On September 13, Amnesty International published a report confirming the violence of Kaddafi’s troops, but also documenting with precision the violations of the resistance. At this point, the question is how Libyans will benefit from the Kaddafi’s ousting. The departure of the dictator was a condition for change, but it is not enough. The country needs institutions, which have been demolished by the Guide during his long tenure. Libyans start from zero. There are no political parties and civil society is nonexistent. The only organized movements are those linked to Islamic radicalism. Democratic groups are weak and divided.
During the war, the media advertises a comic version of the ‘tribal struggles’ that were to decide the destiny of the conflict. Tribal identities, in Libya, are different from ethnic belonging.
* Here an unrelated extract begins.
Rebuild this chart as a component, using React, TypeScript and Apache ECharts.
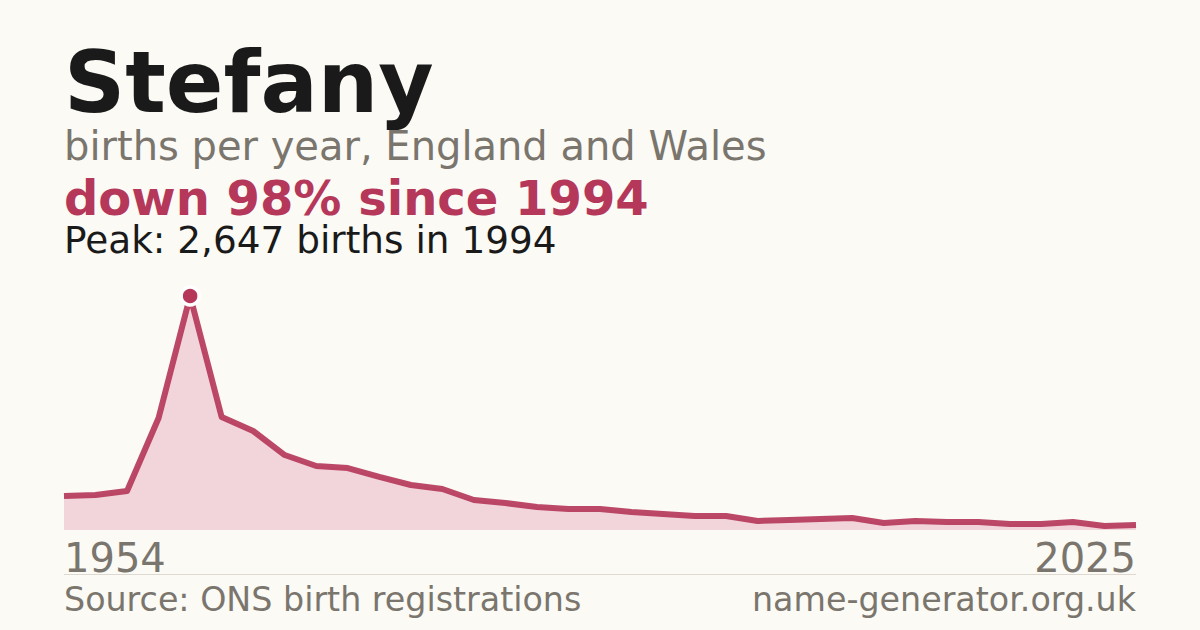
import React, { useEffect, useRef } from "react";
import * as echarts from "echarts";

const years = [
  "1990", "1991", "1992", "1993", "1994", "1995", "1996", "1997", "1998", "1999",
  "2000", "2001", "2002", "2003", "2004", "2005", "2006", "2007", "2008", "2009",
  "2010", "2011", "2012", "2013", "2014", "2015", "2016", "2017", "2018", "2019",
  "2020", "2021", "2022", "2023", "2024",
];
const births = [
  385, 396, 441, 1267, 2647, 1278, 1120, 848, 724, 701,
  600, 509, 464, 339, 305, 260, 238, 238, 204, 181,
  158, 158, 102, 113, 124, 136, 79, 102, 90, 90,
  68, 68, 90, 45, 57,
];
const axisEndLabels = ["1954", "2025"];
const peakIndex = 4;

const titleText = "Stefany";
const subtitleText = "births per year, England and Wales";
const changeText = "down 98% since 1994";
const peakText = "Peak: 2,647 births in 1994";
const sourceText = "Source: ONS birth registrations";
const siteText = "name-generator.org.uk";

const FONT = "'DejaVu Sans', sans-serif";
const ACCENT = "#b5385a";
const GREY = "#7a756d";
const DARK = "#1a1a1a";
const BG = "#fbfaf5";

export default function App() {
  const ref = useRef<HTMLDivElement>(null);
  useEffect(() => {
    document.body.style.margin = "0";
    if (!ref.current) return;
    const chart = echarts.init(ref.current, null, { renderer: "svg" });
    const peakData = births.map((v, i) => (i === peakIndex ? v : null));
    const txt = (text: string, x: number, baseline: number, size: number, color: string, weight: string, align: string) => ({
      type: "text",
      x,
      y: baseline - 0.36 * size,
      style: {
        text,
        fill: color,
        font: `${weight} ${size}px ${FONT}`,
        align,
        verticalAlign: "middle",
      },
      silent: true,
    });
    chart.setOption({
      animation: false,
      backgroundColor: BG,
      grid: { left: 64, right: 64, top: 296, bottom: 100, containLabel: false },
      xAxis: {
        type: "category",
        data: years,
        boundaryGap: false,
        axisLine: { show: false },
        axisTick: { show: false },
        axisLabel: { show: false },
        splitLine: { show: false },
      },
      yAxis: {
        type: "value",
        min: 0,
        max: 2647,
        show: false,
        splitLine: { show: false },
      },
      series: [
        {
          type: "line",
          data: births,
          symbol: "none",
          lineStyle: { color: ACCENT, width: 6, opacity: 0.92, join: "round" },
          areaStyle: { color: "#f2d5db", opacity: 1 },
          z: 2,
        },
        {
          type: "line",
          data: peakData,
          symbol: "circle",
          symbolSize: 18,
          lineStyle: { width: 0 },
          itemStyle: { color: ACCENT, borderColor: "#ffffff", borderWidth: 3.5 },
          z: 3,
        },
      ],
      graphic: [
        txt(titleText, 64, 113, 85, DARK, "bold", "left"),
        txt(subtitleText, 64, 160, 40, GREY, "normal", "left"),
        txt(changeText, 64, 215, 48, ACCENT, "bold", "left"),
        txt(peakText, 64, 253, 37.4, DARK, "normal", "left"),
        txt(axisEndLabels[0], 64, 572, 40, GREY, "normal", "left"),
        txt(axisEndLabels[1], 1136, 572, 40, GREY, "normal", "right"),
        {
          type: "line",
          shape: { x1: 64, y1: 574.5, x2: 1136, y2: 574.5 },
          style: { stroke: "#ddd9d0", lineWidth: 1 },
          silent: true,
        },
        txt(sourceText, 64, 611, 33.3, GREY, "normal", "left"),
        txt(siteText, 1136, 611, 33.3, GREY, "normal", "right"),
      ],
    });
    return () => chart.dispose();
  }, []);
  return <div ref={ref} style={{ width: 1200, height: 630 }} />;
}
People move freely within tribal identities, allegiances varies with the changing of interests. Mapping tribes is a dynamic task. This is why those intervening in Libya may influence the political discourse by providing weapons, money and promises of future investments. It seems that no country has shown a transparent behaviour in this field. Yet, this is a delicate matter. The war may generate monsters also after the liberation.
Much has been said about Kaddafi and his metamorphosis. Ibn Khaldun, a medieval historian from the region, in the introduction of his Discourse on Universal History opposed the Bedouins – sombre and virtuous people – to the people of the cities – sedentary and corrupt. We now know that the famous Tent of Kaddafi was a superficial statement of Bedouin-ness. Kaddafi had become a sedentary and so a corrupt leader. Maybe the last chance for the former dictator is to find a rebirth in that desert he abandoned years ago. There he might look for ways to conquer power once again, perhaps with the help of Al Qaeda which is very active in the region.